11.05.10
Nancy Levinson | Essays

Greenaway at the Armory



For the past several years the polymathic Peter Greenaway — film director, librettist, curator, VJ — has been transforming some of the masterpieces of Western art into multimedia experiences mixing light, sound and digital technology. This season one of his "Classic Paintings Revisited" will be staged for the first time in the United States, when Leonardo's Last Supper: A Vision comes to the Park Avenue Armory in December in New York.
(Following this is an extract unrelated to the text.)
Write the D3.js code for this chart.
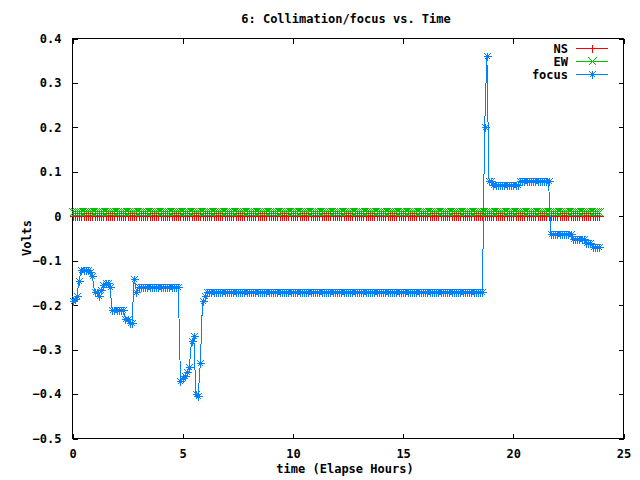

Leonardo's Last Supper was first staged, for one night only in 2008, on the fragile surface of the actual late 15th-century mural at the Santa Marie delle Grazie in Milan. Others in the ambitious series include The Night Watch, at the Rijksmuseum in Amsterdam in 2006, and The Wedding at Cana, at the 2009 Venice Biennale.

See here, for a recent Greenaway lecture at Berkeley, including a video of the performance in Milan.
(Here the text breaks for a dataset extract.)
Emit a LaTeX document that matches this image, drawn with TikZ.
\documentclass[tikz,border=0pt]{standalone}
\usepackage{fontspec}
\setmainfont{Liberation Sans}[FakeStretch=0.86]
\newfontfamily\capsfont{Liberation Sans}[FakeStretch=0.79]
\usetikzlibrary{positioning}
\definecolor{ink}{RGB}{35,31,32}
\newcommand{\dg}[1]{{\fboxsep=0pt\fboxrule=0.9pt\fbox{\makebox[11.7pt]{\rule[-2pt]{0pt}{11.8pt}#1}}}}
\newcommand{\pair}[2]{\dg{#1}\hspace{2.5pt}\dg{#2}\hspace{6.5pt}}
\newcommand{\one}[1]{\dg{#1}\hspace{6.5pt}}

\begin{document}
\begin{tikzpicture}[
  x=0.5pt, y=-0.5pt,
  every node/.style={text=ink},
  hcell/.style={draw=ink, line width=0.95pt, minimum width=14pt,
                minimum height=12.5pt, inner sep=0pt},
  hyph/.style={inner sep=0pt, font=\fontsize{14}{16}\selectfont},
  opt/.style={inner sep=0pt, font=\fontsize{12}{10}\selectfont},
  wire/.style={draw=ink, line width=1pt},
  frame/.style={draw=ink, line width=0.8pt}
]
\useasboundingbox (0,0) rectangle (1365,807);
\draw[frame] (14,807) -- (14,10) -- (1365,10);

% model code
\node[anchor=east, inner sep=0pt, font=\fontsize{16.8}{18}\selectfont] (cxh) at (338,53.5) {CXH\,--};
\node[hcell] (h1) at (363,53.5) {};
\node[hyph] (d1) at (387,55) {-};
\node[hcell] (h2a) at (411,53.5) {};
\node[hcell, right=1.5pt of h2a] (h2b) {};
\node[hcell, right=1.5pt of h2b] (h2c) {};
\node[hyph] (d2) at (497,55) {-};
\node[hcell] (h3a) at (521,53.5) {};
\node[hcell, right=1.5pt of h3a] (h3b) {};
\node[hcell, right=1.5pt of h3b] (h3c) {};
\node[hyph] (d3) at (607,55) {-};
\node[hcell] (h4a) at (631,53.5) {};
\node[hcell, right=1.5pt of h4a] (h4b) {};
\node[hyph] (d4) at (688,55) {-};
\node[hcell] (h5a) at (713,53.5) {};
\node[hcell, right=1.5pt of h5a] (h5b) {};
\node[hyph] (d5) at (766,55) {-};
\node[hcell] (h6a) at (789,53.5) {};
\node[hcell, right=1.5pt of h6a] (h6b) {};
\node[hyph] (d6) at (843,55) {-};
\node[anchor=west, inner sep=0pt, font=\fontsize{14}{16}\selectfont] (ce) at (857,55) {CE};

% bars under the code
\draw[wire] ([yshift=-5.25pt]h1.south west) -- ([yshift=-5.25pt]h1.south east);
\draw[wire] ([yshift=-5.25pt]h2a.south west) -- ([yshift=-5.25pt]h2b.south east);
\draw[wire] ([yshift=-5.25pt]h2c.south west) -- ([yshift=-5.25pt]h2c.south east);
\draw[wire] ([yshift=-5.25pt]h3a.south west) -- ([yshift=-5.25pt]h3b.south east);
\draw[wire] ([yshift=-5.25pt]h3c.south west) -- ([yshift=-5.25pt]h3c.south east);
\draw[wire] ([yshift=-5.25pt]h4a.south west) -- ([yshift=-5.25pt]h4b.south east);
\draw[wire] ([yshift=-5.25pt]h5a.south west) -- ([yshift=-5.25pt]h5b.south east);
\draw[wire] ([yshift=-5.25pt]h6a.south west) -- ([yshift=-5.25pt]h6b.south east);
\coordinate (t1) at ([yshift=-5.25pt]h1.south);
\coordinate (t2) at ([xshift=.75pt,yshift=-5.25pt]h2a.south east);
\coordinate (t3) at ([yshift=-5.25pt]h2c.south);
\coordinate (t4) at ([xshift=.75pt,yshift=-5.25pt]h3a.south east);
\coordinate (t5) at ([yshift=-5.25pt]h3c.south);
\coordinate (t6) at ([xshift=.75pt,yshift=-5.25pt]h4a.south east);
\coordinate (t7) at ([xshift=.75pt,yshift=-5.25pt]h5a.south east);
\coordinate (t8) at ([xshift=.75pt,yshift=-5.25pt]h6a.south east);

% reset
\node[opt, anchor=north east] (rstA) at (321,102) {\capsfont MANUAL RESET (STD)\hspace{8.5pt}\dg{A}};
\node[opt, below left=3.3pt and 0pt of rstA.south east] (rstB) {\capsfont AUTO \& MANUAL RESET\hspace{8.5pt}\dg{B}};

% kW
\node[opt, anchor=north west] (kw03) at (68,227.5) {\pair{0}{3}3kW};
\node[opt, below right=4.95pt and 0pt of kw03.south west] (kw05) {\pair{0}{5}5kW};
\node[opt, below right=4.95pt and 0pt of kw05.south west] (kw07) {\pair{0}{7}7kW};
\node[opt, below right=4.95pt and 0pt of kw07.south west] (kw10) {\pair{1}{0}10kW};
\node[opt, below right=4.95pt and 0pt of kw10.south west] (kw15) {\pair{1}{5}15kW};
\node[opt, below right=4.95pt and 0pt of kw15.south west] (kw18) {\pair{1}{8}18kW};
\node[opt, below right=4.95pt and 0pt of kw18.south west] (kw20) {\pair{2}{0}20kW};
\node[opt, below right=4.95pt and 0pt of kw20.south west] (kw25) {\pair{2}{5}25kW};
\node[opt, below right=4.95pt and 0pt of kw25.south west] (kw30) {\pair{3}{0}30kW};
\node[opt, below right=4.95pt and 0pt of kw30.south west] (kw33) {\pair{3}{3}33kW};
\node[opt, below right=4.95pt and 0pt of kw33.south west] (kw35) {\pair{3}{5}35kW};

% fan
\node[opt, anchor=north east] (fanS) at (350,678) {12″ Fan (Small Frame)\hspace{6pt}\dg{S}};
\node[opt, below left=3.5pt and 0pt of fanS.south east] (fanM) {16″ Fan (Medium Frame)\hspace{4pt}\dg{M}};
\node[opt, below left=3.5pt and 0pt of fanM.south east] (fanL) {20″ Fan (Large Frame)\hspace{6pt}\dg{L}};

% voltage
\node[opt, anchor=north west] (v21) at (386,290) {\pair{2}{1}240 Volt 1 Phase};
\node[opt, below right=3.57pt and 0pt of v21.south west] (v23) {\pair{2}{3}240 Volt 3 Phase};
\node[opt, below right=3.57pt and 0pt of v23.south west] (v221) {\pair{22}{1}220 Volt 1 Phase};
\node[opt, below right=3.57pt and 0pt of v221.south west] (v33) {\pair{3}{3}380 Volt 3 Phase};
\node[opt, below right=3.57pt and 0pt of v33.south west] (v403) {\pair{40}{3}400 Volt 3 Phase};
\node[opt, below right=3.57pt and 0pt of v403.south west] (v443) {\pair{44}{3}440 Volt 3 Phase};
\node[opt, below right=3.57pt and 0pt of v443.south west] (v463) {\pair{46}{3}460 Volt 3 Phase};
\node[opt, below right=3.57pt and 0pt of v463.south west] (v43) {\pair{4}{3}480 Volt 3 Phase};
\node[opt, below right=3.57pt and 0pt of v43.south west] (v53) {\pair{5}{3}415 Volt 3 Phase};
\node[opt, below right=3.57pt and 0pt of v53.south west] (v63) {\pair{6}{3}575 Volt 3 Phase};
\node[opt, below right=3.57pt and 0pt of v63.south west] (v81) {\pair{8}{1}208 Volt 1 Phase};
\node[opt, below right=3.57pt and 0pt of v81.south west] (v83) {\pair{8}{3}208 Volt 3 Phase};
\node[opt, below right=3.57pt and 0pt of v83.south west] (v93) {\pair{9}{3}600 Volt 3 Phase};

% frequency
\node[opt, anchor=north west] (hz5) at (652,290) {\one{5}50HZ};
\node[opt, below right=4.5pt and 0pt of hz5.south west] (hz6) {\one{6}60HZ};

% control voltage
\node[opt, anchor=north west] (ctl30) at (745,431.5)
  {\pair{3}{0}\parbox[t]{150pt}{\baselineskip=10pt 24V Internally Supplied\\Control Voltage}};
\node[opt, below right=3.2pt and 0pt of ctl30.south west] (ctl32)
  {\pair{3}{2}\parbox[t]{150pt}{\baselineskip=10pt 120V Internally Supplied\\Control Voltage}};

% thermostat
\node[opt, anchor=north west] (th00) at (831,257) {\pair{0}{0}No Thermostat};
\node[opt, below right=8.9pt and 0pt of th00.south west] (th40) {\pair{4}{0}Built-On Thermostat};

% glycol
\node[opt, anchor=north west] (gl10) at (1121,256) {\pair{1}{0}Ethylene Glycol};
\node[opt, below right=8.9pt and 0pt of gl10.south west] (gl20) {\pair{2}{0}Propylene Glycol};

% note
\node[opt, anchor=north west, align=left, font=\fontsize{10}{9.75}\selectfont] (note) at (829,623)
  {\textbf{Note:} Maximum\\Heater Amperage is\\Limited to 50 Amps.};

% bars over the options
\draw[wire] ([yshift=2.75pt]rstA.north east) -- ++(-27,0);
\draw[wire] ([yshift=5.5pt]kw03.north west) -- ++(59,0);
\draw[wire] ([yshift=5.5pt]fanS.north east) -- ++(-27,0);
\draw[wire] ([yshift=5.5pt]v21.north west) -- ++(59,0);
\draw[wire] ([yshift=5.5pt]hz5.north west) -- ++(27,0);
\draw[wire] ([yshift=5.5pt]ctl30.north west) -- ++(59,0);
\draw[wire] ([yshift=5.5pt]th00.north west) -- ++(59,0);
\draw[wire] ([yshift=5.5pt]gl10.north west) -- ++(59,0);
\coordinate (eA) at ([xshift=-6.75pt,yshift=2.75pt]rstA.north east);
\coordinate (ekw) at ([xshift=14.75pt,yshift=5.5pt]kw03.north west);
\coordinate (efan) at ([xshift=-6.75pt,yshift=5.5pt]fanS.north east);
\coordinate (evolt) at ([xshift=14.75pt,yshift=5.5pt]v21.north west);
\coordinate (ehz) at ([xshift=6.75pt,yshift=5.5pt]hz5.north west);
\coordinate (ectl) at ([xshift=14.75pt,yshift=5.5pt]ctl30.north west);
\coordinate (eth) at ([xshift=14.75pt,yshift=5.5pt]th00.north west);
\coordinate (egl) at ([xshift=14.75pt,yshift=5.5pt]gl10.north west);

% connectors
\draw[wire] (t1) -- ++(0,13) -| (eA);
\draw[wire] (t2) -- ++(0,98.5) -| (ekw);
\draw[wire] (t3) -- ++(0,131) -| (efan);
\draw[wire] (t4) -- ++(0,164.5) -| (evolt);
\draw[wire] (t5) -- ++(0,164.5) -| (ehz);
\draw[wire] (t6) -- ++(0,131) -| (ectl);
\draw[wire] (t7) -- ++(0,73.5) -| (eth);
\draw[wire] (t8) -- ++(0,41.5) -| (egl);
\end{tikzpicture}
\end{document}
Posted in: Arts + Culture, Media



Comments [2]

Greenaway's installation was not shown on the surface of the original mural, for very good reasons, but on a projection of it in Palazzo Reale. And, to be honest, it was pretty ..., well, not very exciting. Here's a translation of what I wrote for the Austrian newspaper Die Presse at the time:


With no doubt, Peter Greenaway is past his best. Anybody who was wondering what the British film director has been doing in the last few years, here is the answer: He has, apart from one full-length and a couple of short movies, discovered multimedia. Thus the multimedia light installation „The Last Supper“.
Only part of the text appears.